In order to go on with the self discovery, and put the my current approach into perspective, I’ve got to depict the situation I find myself in, so here it goes.
I met a girl, six years ago. There were several reasons why I could not even start to think of her as a potential love interest. Circumstances were against it, and, mostly, every study shows that people end up in a relationship with someone of a similar background. Our backgrounds couldn’t be more dissimilar: we were different in terms of language, culture (civilisation wouldn’t even be too big a word), age, upbringing, family history and wealth, personal history, projects, maturity, name it; just about anything really. And not even to mention the way our brains are wired.
And yet, from the very first conversation, we clicked. I won’t try to analyse why in this post, but the gist is, I guess, a similar way of looking at the world, similar values, and most importantly: a similar quest of finding out who we were and a will to better ourselves. We were coming from two different planets, and yet we were speaking the same language.
Despite something happening just about from the start between us, those differences made it so that it took months for us to become an official item. It took me more than a year of being near her to admit to myself that I was in love with her. Six months later, I did the unthinkable: I threw away my carefully curated nest and my beloved solitary life to move in with her, a first ever for me.
Things don’t always go as planned or wanted: while being together was great, she was wondering about what the next step in her life was to be, and it became obvious to her that that city we were living in, a city I love, wasn’t the right one for her and she needed to go away.
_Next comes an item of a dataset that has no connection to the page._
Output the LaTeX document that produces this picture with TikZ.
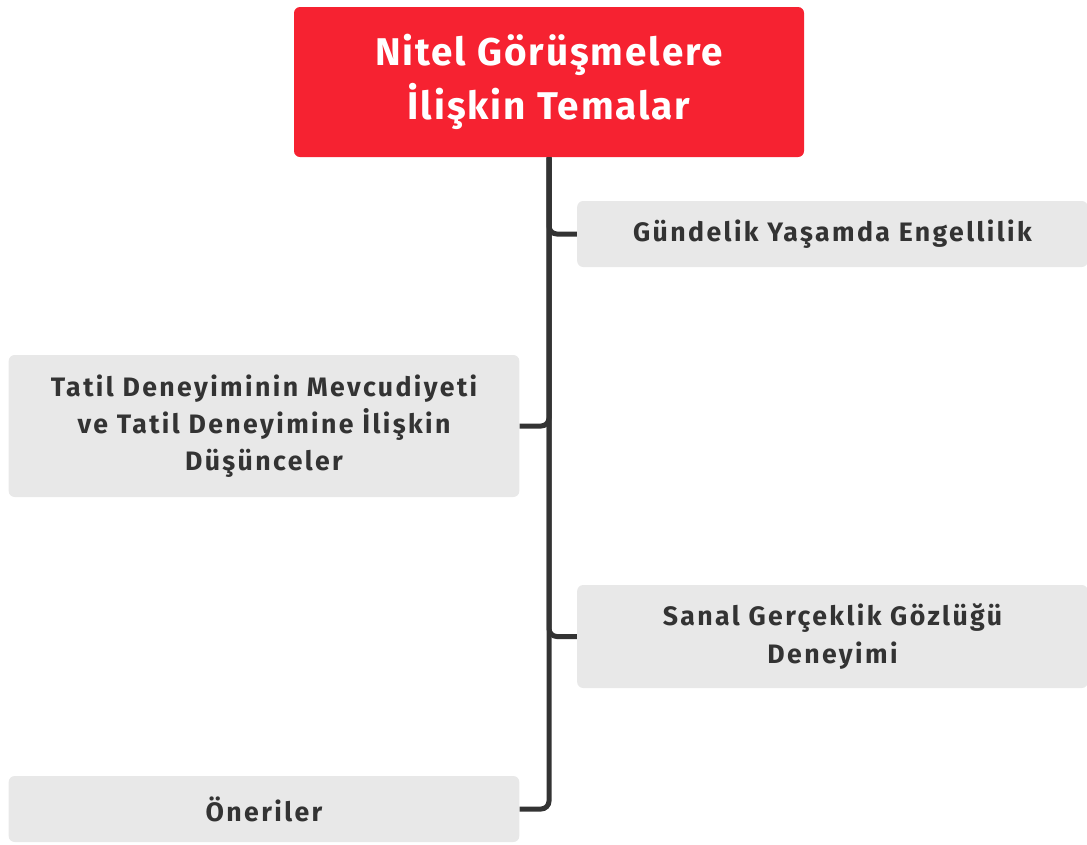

So there it was: the place I love, the place that was part of me, she couldn’t be herself in it. Hence off she went, and there I stayed. There was a sadness at moving away from each other, but no acrimony: our last couple of months together were full of happiness and we lived them fully knowing that they were the lasts.
The dreaded day, I drove her to the station to leave the country, our last words before the train doors closed were “I love you”. And then we almost had no contact for a year, an arrangement we had made because we knew it was going to be too difficult. I went through a month or two being a bit sad, then I felt into an heavy depression. As long as I had been with her, I just enjoyed the situation. Now that she had gone, I started to take the measure of how unique was what she had brought to me, and I could not consider living without her an option anymore.
Long story short: she had had experiences of her own during that year apart, but she was willing to meet again. That we did, and it wasn’t easy, she was defensive, but I ended up convincing her that I was ready to throw my life out of the window and leave everything behind to be with her. And we did just that: I left my beloved city, I left my country, I left my friends, my family, my perfect job, my routine, I turned my life on its head to live with the girl I love.
Cue a very difficult time for me; being an aspie, it’s hard for me to change even a small piece of my habits, and there I was suddenly without anything to grasp onto. But oh boy was it worth it! We were nothing but amazement at looking to each other, nothing but pride at being with such a great person, nothing but complicity and being on the same wavelength on so many things.
But not on everything. I won’t try to analyse here what went wrong but all was not perfect. She still hadn’t find herself, and I was using my energy to handle those huge changes in my life and made some wrong choices about what to work on for things to really work. I had an accident that left me housebound when she was starting to have itchy feet, that kind of things. She was trying very hard to make it work, and I wasn’t in good enough a shape. An occasion gave her what I couldn’t at the time and she broke up with me.
Once again, this post is not the place where I’ll try to make sense of what happened, but here is the current situation: I’m far from everything that ever made me feel comfortable, and the reason I was willing to put myself in such an ordeal doesn’t even exist anymore. More than that: when it happened, it suddenly was awfully clear how fucked I was: all the support I could have was hundreds of kilometers away. I found myself having meltdowns in a place where I knew just about nobody but her friends, who obviously haven’t been especially willing to support me, as they disappeared from my life the day she did.
I had a breakdown. The first month saw me unable to sleep, regularly drunk and heavily smoking. I was a wreck.
I’ve been through that kind of situation before and I know I need to do something about it. I’m on a boat that’s going through a storm and I have no way of calming the storm nor to make it calm down earlier. The only choice I have is either to grasp on something, be seasick and wait for it to end, or work on getting better sea legs and maybe learn to pilot the ship so that it doesn’t take the biggest waves sideways and minimize the chances of capsizing.
I chose the latter. If I want to be able to look at myself in a mirror, I must be an actor of what’s happening, not just a victim of it. This website is part of that work. I’ve got to know the ship better if I am to pilot it safely through the storm. And the better understanding of the vessel I’ll have at the end of the storm will stay with me in stiller waters.
Shall I cross the T’s? That ship is me, obviously[].